Volunteers fought farm and village fires since 1873

Since 1873, Hortonville [the Township - on April 10, 1895 Hortonville was incorporated, thus dividing the Township land into the Town of Hortonia and the Village of Hortonville] has had a volunteer fire department, but for its first half century, people weren't the only volunteers

The fire engine was horse drawn, but the city did not keep a team of horses for that specific purpose. So when the fire bell was rung to call the volunteers, any team of horses on Main St. was liable to find itself hitched to the engine and whisked away to a fire.

The Hortonville businessmen purchased the village's first fire department and Dite Collar was named the department's first fire chief.

It was equipped with an 8-man hand pumper and water was used from Black Otter pond or hauled in barrels and other containers.

Besides Chief Collar some of the village's first firemen were August Schultz, Mike Ritger, Wenzel Gitter, Fred Herbst, John Hagen, Chris Hagen, Webb Collar and John Klein.

In 1881, village residents donated their own time to build the village's combined fire department and village hall, that was used till the new fire hall was built.

One of the fires fought by the early department was in the 1880's on the south side of Main St. It burned a shoe store and barbershop, along with a residence behind one of the stores, all belonging to Ottamar Buchman.

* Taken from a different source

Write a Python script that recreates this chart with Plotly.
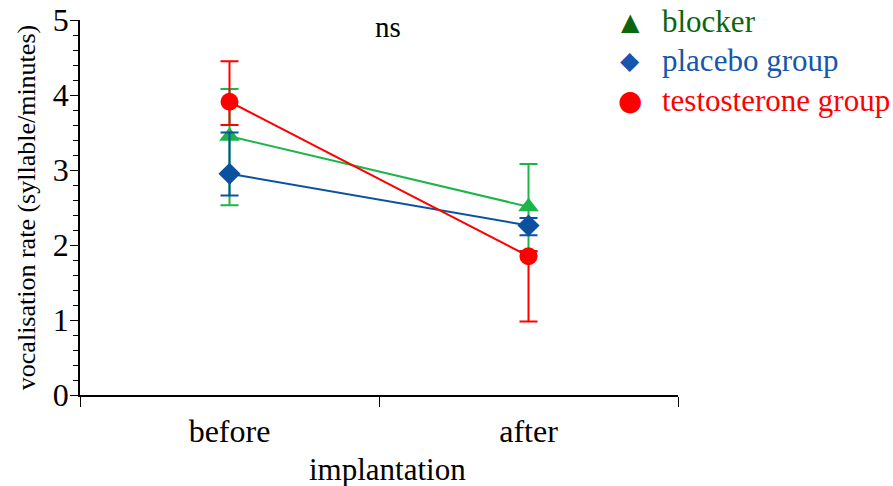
import plotly.graph_objects as go

# data
phases = ["before", "after"]
phase_pos = [0.5, 1.5]

blocker = [3.45, 2.51]
blocker_up = [0.63, 0.57]
blocker_down = [0.92, 0.60]

placebo = [2.95, 2.26]
placebo_up = [0.55, 0.10]
placebo_down = [0.29, 0.13]

testo = [3.91, 1.85]
testo_up = [0.54, 0.07]
testo_down = [0.31, 0.87]

FONT = "Liberation Serif, Times New Roman, serif"

W, H = 893, 486
L, R, T, B = 80, 215, 20, 91
PW, PH = W - L - R, H - T - B


def px(x, y):
    # page pixel -> paper fraction of the plot area
    return (x - L) / PW, (H - B - y) / PH


fig = go.Figure()


def add_series(y, up, down, color, symbol, size):
    fig.add_trace(go.Scatter(
        x=phase_pos, y=y, mode="lines+markers",
        line=dict(color=color, width=2),
        marker=dict(color=color, symbol=symbol, size=size),
        error_y=dict(type="data", symmetric=False, array=up, arrayminus=down,
                     color=color, thickness=2, width=9),
        showlegend=False, cliponaxis=False,
    ))


add_series(blocker, blocker_up, blocker_down, "#1DB54A", "triangle-up", 18)
add_series(placebo, placebo_up, placebo_down, "#0A52A0", "diamond", 17)
add_series(testo, testo_up, testo_down, "#FF0000", "circle", 18)

# hand-made legend so marker/text colours match the original
legend_items = [
    ("blocker", "#0B650B", "▲", 24),
    ("placebo group", "#1556AE", "◆", 25),
    ("testosterone group", "#FF0000", "●", 28),
]
for i, (name, color, glyph, gsize) in enumerate(legend_items):
    row = 22 + 39 * i
    gx, gy = px(630, row)
    tx, ty = px(660, row)
    fig.add_annotation(x=gx, y=gy, xref="paper", yref="paper", text=glyph,
                       showarrow=False, xanchor="center", yanchor="middle",
                       font=dict(size=gsize, color=color, family="DejaVu Sans"))
    fig.add_annotation(x=tx, y=ty, xref="paper", yref="paper", text=name,
                       showarrow=False, xanchor="left", yanchor="middle",
                       font=dict(size=31, color=color, family=FONT))

nx, ny = px(388, 27)
fig.add_annotation(x=nx, y=ny, xref="paper", yref="paper", text="ns", showarrow=False,
                   xanchor="center", yanchor="middle",
                   font=dict(size=29, color="black", family=FONT))

ix, iy = px(387, 469)
fig.add_annotation(x=ix, y=iy, xref="paper", yref="paper", text="implantation",
                   showarrow=False, xanchor="center", yanchor="middle",
                   font=dict(size=31, color="black", family=FONT))

fig.update_layout(
    width=W, height=H,
    margin=dict(l=L, r=R, t=T, b=B),
    paper_bgcolor="white", plot_bgcolor="white",
    font=dict(family=FONT, color="black"),
    showlegend=False,
)

fig.update_xaxes(
    range=[0, 2], tickvals=phase_pos, ticktext=phases, ticks="",
    showline=True, linecolor="black", linewidth=1.5, showgrid=False, zeroline=False,
    tickfont=dict(size=32), automargin=False, ticklabelstandoff=7,
    minor=dict(tickvals=[0, 1, 2], ticks="outside", ticklen=10, tickcolor="black", showgrid=False),
)
fig.update_yaxes(
    range=[0, 5], dtick=1, ticks="outside", ticklen=8, tickcolor="black",
    showline=True, linecolor="black", linewidth=1.5, showgrid=False, zeroline=False,
    tickfont=dict(size=32), automargin=False, ticklabelstandoff=-5,
    ticklabeloverflow="allow",
    title=dict(text="vocalisation rate (syllable/minutes)", font=dict(size=26), standoff=10),
    minor=dict(dtick=0.2, ticks="outside", ticklen=5, tickcolor="black", showgrid=False),
)

# drop the browser's default 8px body margin so the figure fills the window
fig.write_html("out.html", config={"displayModeBar": False},
               post_script="document.body.style.margin='0';")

Firemen and citizens were able to save other businesses by using wet blankets besides the pumper and a bucket brigade.

In 1914, the Catholic church steeple in Stephensville was struck by lightning and the Hortonville fire department was called to assist when the local residents couldn't reach the blaze. The fire was finally extinguished, but the only way to quench the flames was from inside the church shooting the water directly up into the steeple.

The village purchased the department from the businessmen in 1916. In 1925, the horses on Main St. were finally given a rest, as the city purchased a four-wheel drive fire engine. At the same time, it purchased a fire siren to replace the bell that had called the firemen for so long.

While that siren was replaced in 1953 the old fire bell still stands ready to ring out its call, if a power failure should silence the village's siren.

In 1932, the Hortonville Rural Fire Department was formed to serve the townships of Ellington, Greenville, Hortonia and the village of Hortonville. Harris Hauk was named its first fire chief and he held that position till 1950.

Today, 22 volunteers man the equipment in the village, while another 21 from Ellington and 16 from Hortonia are on call for rural fires.

The equipment has been continually updated and added to. Today the department has three trucks, two tankers and a pumper. Another truck is presently on order.

Today, Robert Rindt is the fire chief. He is a barber, and along with all the other firemen, carries on the tradition of the volunteer firefighter. Ed Dorn is the chief engineer and treasurer while Ray Weiland is assistant chief, Ron Korth is president, and Melvin Pankow is the secretary.

PHOTO: An old Hortonville fire engine in 1925.